Forest Official Rejects Roads In Grizzly Area
Environmentalists fighting development of two roads into private lands in grizzly bear habitat east of Ashton have won an appeal from the U.S. Forest Service.
The decision by Deputy Regional Forester Jack Blackwell overturns Targhee National Forest Supervisor Jerry Reese’s decision to grant easements for two gravel roads across forest lands, and means 628 acres of private land will remain cut off from private access. The landowners had said they had a right to build the roads so they could develop homes on the land.
The Greater Yellowstone Coalition said the reversal protects the threatened grizzly bear population and sends a message that Targhee officials should not use public environmental studies to benefit private landowners.
“This was an ill-conceived project where public resources were being expended,” said Marv Hoyt, the conservation group’s Idaho representative.

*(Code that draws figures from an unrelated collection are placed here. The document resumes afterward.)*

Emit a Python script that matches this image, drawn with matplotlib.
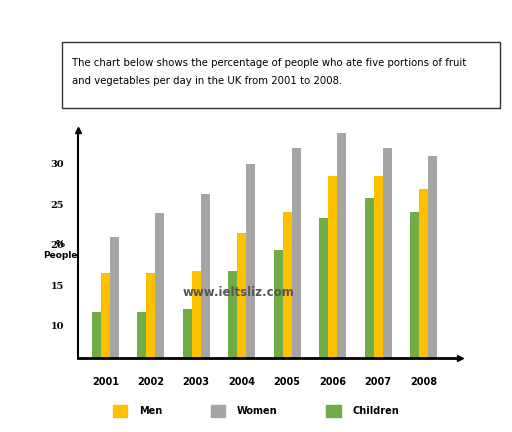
import numpy as np
import matplotlib.pyplot as plt
from matplotlib.patches import Patch, Rectangle

years = ['2001', '2002', '2003', '2004', '2005', '2006', '2007', '2008']
children = [11.7, 11.7, 12.1, 16.7, 19.3, 23.3, 25.8, 24.0]
men = [16.5, 16.5, 16.7, 21.5, 24.0, 28.5, 28.5, 26.9]
women = [21.0, 23.9, 26.3, 30.0, 32.0, 33.8, 32.0, 31.0]
yticks = [10, 15, 20, 25, 30]

c_green = '#70ad47'
c_yellow = '#ffc000'
c_gray = '#a5a5a5'

fig = plt.figure(figsize=(5.12, 4.32), dpi=100)

# title box
fig.patches.append(Rectangle((62 / 512, 1 - 108 / 432), 438 / 512, 66 / 432,
                             transform=fig.transFigure, fill=False, lw=1, ec='#333333'))
fig.text(72 / 512, 1 - 72 / 432,
         'The chart below shows the percentage of people who ate five portions of fruit\n'
         'and vegetables per day in the UK from 2001 to 2008.',
         fontsize=7.3, va='center', ha='left', linespacing=1.9)

ax = fig.add_axes([78 / 512, 74 / 432, 382 / 512, 228 / 432])
x = np.arange(len(years))
w = 0.2
ax.bar(x - w, children, w, color=c_green)
ax.bar(x, men, w, color=c_yellow)
ax.bar(x + w, women, w, color=c_gray)
ax.set_ylim(6, 34.2)
ax.set_xlim(-0.6, 7.8)
for s in ['top', 'right']:
    ax.spines[s].set_visible(False)
ax.spines['left'].set_linewidth(1.5)
ax.spines['bottom'].set_linewidth(2)
ax.plot(1, 0, '>k', ms=5, transform=ax.transAxes, clip_on=False)
ax.plot(0, 1, '^k', ms=5, transform=ax.transAxes, clip_on=False)
ax.set_yticks(yticks)
ax.set_yticklabels([str(t) for t in yticks], fontsize=7, fontweight='bold', family='DejaVu Serif')
ax.tick_params(axis='y', length=0, pad=10)
ax.set_xticks(x)
ax.set_xticklabels(years, fontsize=7, fontweight='bold')
ax.tick_params(axis='x', length=0, pad=14)
fig.text(60 / 512, 1 - 250 / 432, '%\nPeople', ha='center', va='center',
         fontsize=6.5, fontweight='bold')
ax.text(0.42, 0.27, 'www.ieltsliz.com', transform=ax.transAxes, ha='center',
        fontsize=8.5, fontweight='bold', color='#555555')

handles = [Patch(color=c_yellow), Patch(color=c_gray), Patch(color=c_green)]
fig.legend(handles, ['Men', 'Women', 'Children'], ncol=3, loc='center',
           bbox_to_anchor=(0.5, 1 - 411 / 432), frameon=False,
           prop={'size': 7, 'weight': 'bold'}, handlelength=1.5, handleheight=1.4,
           columnspacing=5, handletextpad=1.2)

fig.savefig('out.png', dpi=100)
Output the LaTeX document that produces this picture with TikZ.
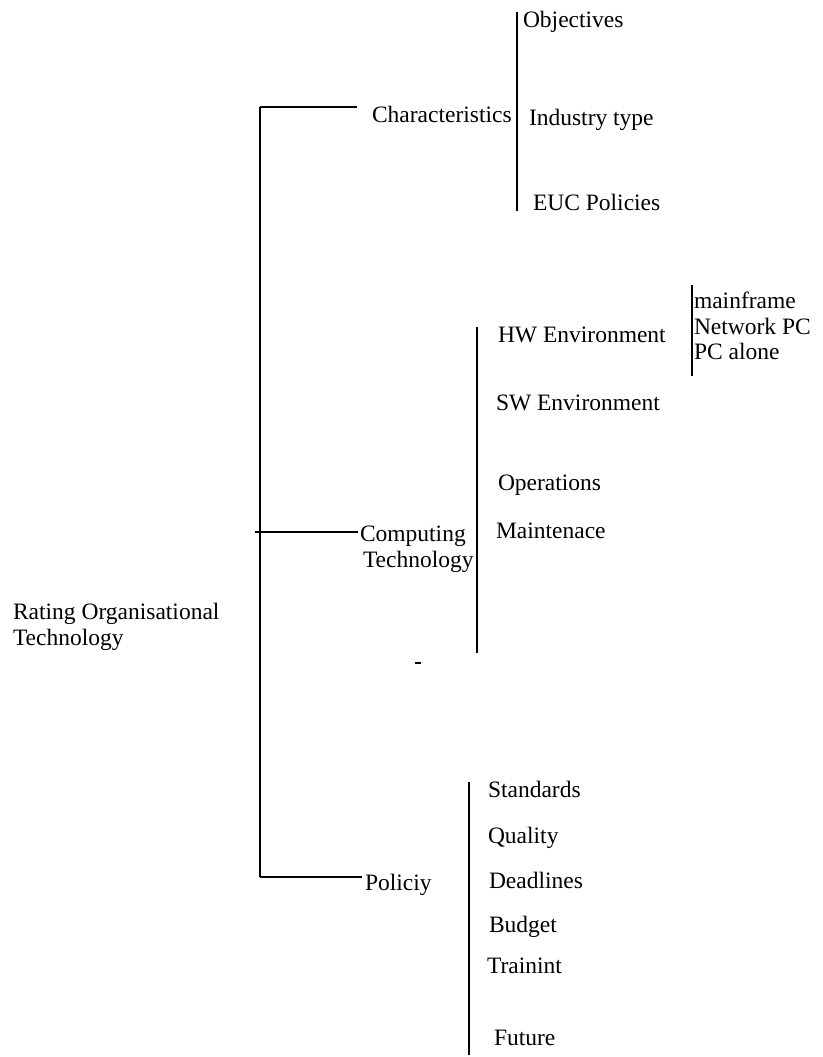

The land in question, on the north side of Fall River, lies in the area of the Yellowstone grizzly recovery zone that federal biologists consider most crucial for conservation. When he decided in July to allow the two half-mile access spurs across forest land, Reese said the land probably would be developed anyway. He said allowing short roads would cause less environmental damage than forcing longer routes outside the Forest Service boundary.
Dorothy MacKay, who owns 600 acres and has tried to sell the land, said she was disappointed in the decision.
“How am I going to get in there?” she said.
MacKay had no further comment about what she would do with the land or whether she would continue seeking an easement.